Stocks are at a 70-year high as a share of household financial wealth

Tourists are lined up for taking photos by the Charging Bull Statue in the financial district of New York, on August 16, 2021.
Tayfun Coskun | Anadolu Agency | Getty Images

Overall U.S. household wealth has never been this high, thanks largely to gains in the stock market that are a bigger share of that prosperity than ever before.

In fact, equity holdings now make up about half of the $109.2 trillion of financial assets that households owned through the second quarter of 2021, according to Bank of America. Other than stocks, financial assets also include bonds, cash, certificates of deposit and bank deposits.

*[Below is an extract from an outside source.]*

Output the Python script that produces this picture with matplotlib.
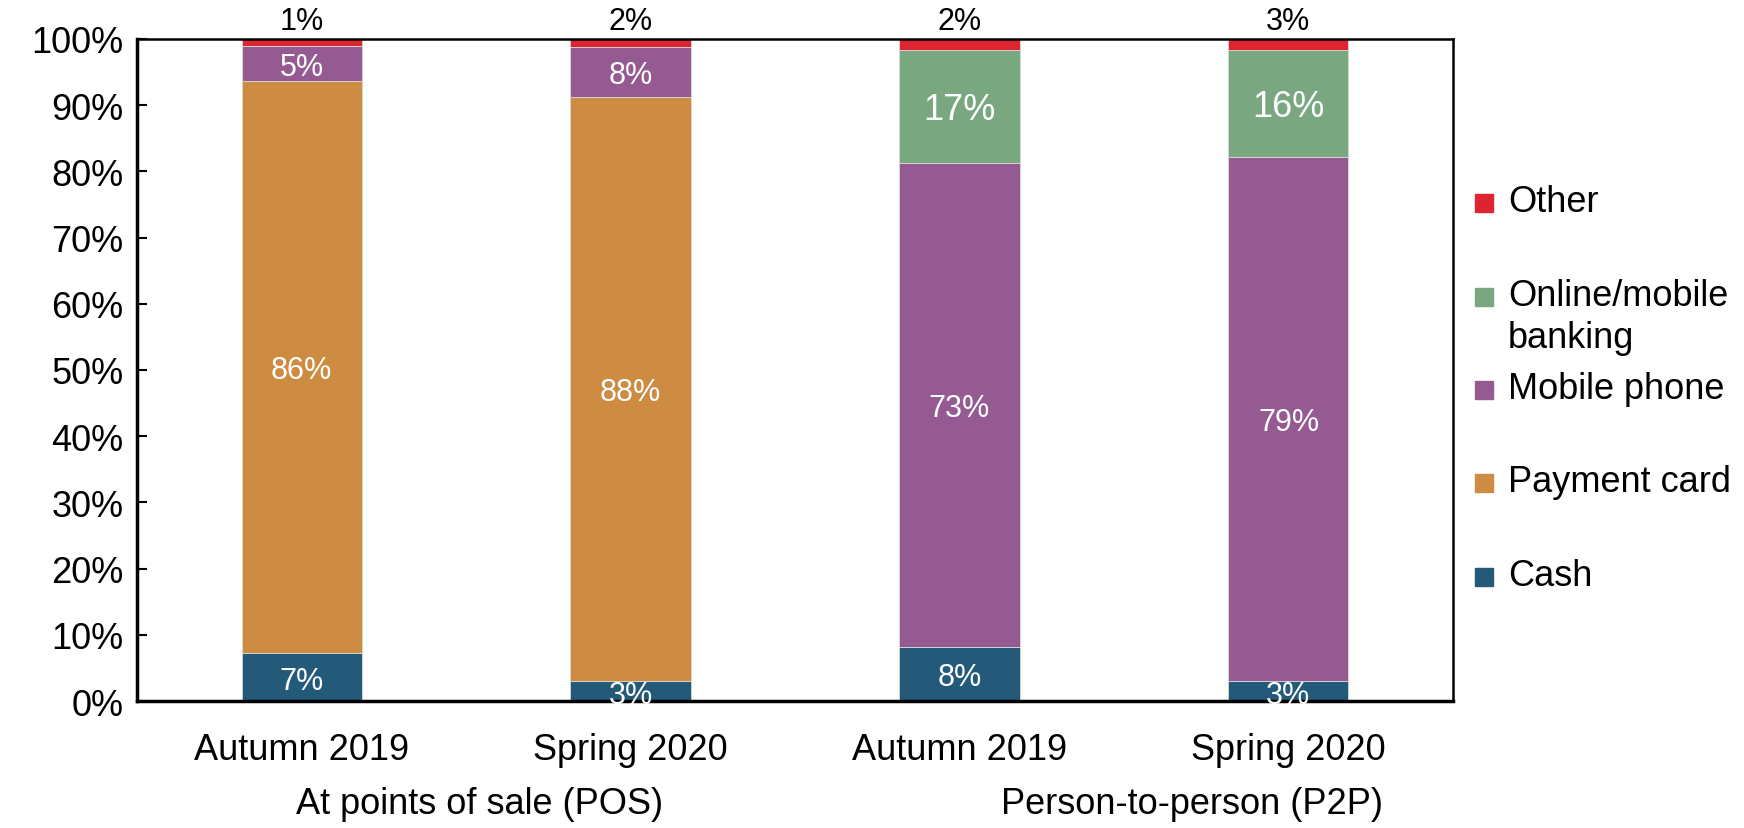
import numpy as np
import matplotlib
matplotlib.use('Agg')
import matplotlib.pyplot as plt
from matplotlib.patches import Rectangle

plt.rcParams['font.family'] = ['Liberation Sans', 'DejaVu Sans']

# Bars: POS autumn 2019, POS spring 2020, P2P autumn 2019, P2P spring 2020
bar_labels = ['Autumn 2019', 'Spring 2020', 'Autumn 2019', 'Spring 2020']
groups = ['At points of sale (POS)', 'Person-to-person (P2P)']

series = ['Cash', 'Payment card', 'Mobile phone', 'Online/mobile\nbanking', 'Other']
colors = ['#235A79', '#CE8B42', '#965A93', '#79A77F', '#DE2430']

# segment heights as drawn (share of 100%)
cash = [7.2, 3.0, 8.2, 3.0]
card = [86.5, 88.2, 0.0, 0.0]
mobile = [5.2, 7.6, 73.0, 79.2]
online = [0.0, 0.0, 17.1, 16.1]
other = [1.1, 1.2, 1.7, 1.7]

# value labels as printed on the chart
cash_lbl = ['7%', '3%', '8%', '3%']
card_lbl = ['86%', '88%', '', '']
mobile_lbl = ['5%', '8%', '73%', '79%']
online_lbl = ['', '', '17%', '16%']
other_lbl = ['1%', '2%', '2%', '3%']

data = [cash, card, mobile, online, other]
labels = [cash_lbl, card_lbl, mobile_lbl, online_lbl, other_lbl]

fig = plt.figure(figsize=(17.44, 8.29), dpi=100)
ax = fig.add_axes([0.0786, 0.153, 0.7545, 0.799])

x = np.arange(len(bar_labels))
width = 0.365
bottom = np.zeros(len(x))
for i, (vals, col) in enumerate(zip(data, colors)):
    vals = np.array(vals)
    ax.bar(x, vals, width, bottom=bottom, color=col, edgecolor='#d9d9d9', linewidth=0.6)
    for j in range(len(x)):
        txt = labels[i][j]
        if not txt:
            continue
        if i == 4:
            ax.text(x[j], 100 + 0.4, txt, ha='center', va='bottom', fontsize=22, color='black')
        else:
            fs = 26 if i == 3 else 22
            ax.text(x[j], bottom[j] + vals[j] / 2 - 0.5, txt, ha='center', va='center',
                    fontsize=fs, color='white')
    bottom += vals

ax.set_xlim(-0.5, 3.5)
ax.set_ylim(0, 100)
ax.set_yticks(np.arange(0, 101, 10))
ax.set_yticklabels([f'{v}%' for v in range(0, 101, 10)], fontsize=26)
ax.tick_params(axis='y', direction='in', length=7, width=1.5, pad=10)
ax.set_xticks(x)
ax.set_xticklabels(bar_labels, fontsize=26)
ax.tick_params(axis='x', length=0, pad=22)
for side in ['left', 'bottom']:
    ax.spines[side].set_linewidth(2.5)
for side in ['top', 'right']:
    ax.spines[side].set_linewidth(1.8)

# group labels under the tick labels
ax.text(0.54, -0.154, groups[0], transform=ax.get_xaxis_transform(),
        ha='center', va='center', fontsize=26)
ax.text(2.706, -0.154, groups[1], transform=ax.get_xaxis_transform(),
        ha='center', va='center', fontsize=26)

# legend drawn by hand, top entry first
leg_y = [0.754, 0.640, 0.528, 0.416, 0.303]
sq = 18
for k, idx in enumerate([4, 3, 2, 1, 0]):
    yc = leg_y[k]
    fig.patches.append(Rectangle((1475 / 1744, yc - sq / 2 / 829), sq / 1744, sq / 829,
                                 transform=fig.transFigure, color=colors[idx]))
    fig.text(1508 / 1744, yc + 19 / 829, series[idx], ha='left', va='top', fontsize=26,
             linespacing=1.25)

fig.savefig('out.png', dpi=100)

The equity share of assets is a 70-year high, Bank of America said.

Overall household net worth jumped to $141.7 trillion in the second quarter, the result of a $3.5 trillion increase in the value of corporate equities as stocks continued their climb during the period. Including nonprofits, the equity share of net worth is 41.5%, according to the Federal Reserve.

While the news has been good for individuals who own stocks, there’s an ever-present specter of risk-taking that raises worries should the market’s fortunes change. Wall Street saw the longest bull market in history end early in 2020, then quickly resume and power to records through the back part of 2021.

“Money goes where money grows,” said Mitchell Goldberg, president of ClientFirst Strategy. “As the stocks value keep going up, they’re continuing to put money there. They’re going to keep putting money into it until there’s a better place to put it.”

The S&P 500 has risen just over 15% in 2021, on the backs of friendly fiscal and monetary policy and robust growth in corporate earnings.

A significant part of the policy backdrop has been record-low interest rates and aggressive money pumping from the Federal Reserve, along with massive fiscal stimulus from Congress.

With the Fed making the first noises about tightening and Washington politicians battling over more spending, Goldberg wonders what will happen if the market-friendly policies start to turn around.

“People’s wealth are up on two things, stocks and houses, and they’re both more or less tied to interest rates,” he said. “There have been a lot of policies that have pushed the value of these assets up. What happens when the policies go away? That’s the $64 trillion question.”

Fed officials have indicated they likely will begin reducing the pace of their monthly asset purchases by the end of the year. Still, interest rate rises seem a ways off, with Philadelphia Fed President Patrick Harker affirming Friday that the central bank is unlikely to start hiking until late 2022 or early 2023.

Bank of America’s chief investment strategist, Michael Hartnett, noted Friday that clients “have sold stocks (modestly) past 5 weeks.” The bank’s indicator of sentiment has gone from almost bullish enough to trigger a contrarian “sell” signal to a bit more cautious.

Still, investors have poured about $34.5 billion into U.S. equity mutual funds and ETFs alone over the past 12 months, according to Morningstar, indicating there’s still plenty of appetite for stocks.

Goldberg said he’s cautious in that kind of environment, and is advising his older clients to trim their holdings somewhat and start building up cash in what could be a more challenging environment.

“Everyone who is invested today is investing the same way, based on falling interest rates, globalization, great supply-demand chains and low inflation,” he said. “Those are huge macroeconomic cycles, and it looks like we’re seeing the reverse now. While we go through those changes, it’s going to create a lot of volatility, a lot of peril and a lot of opportunity.”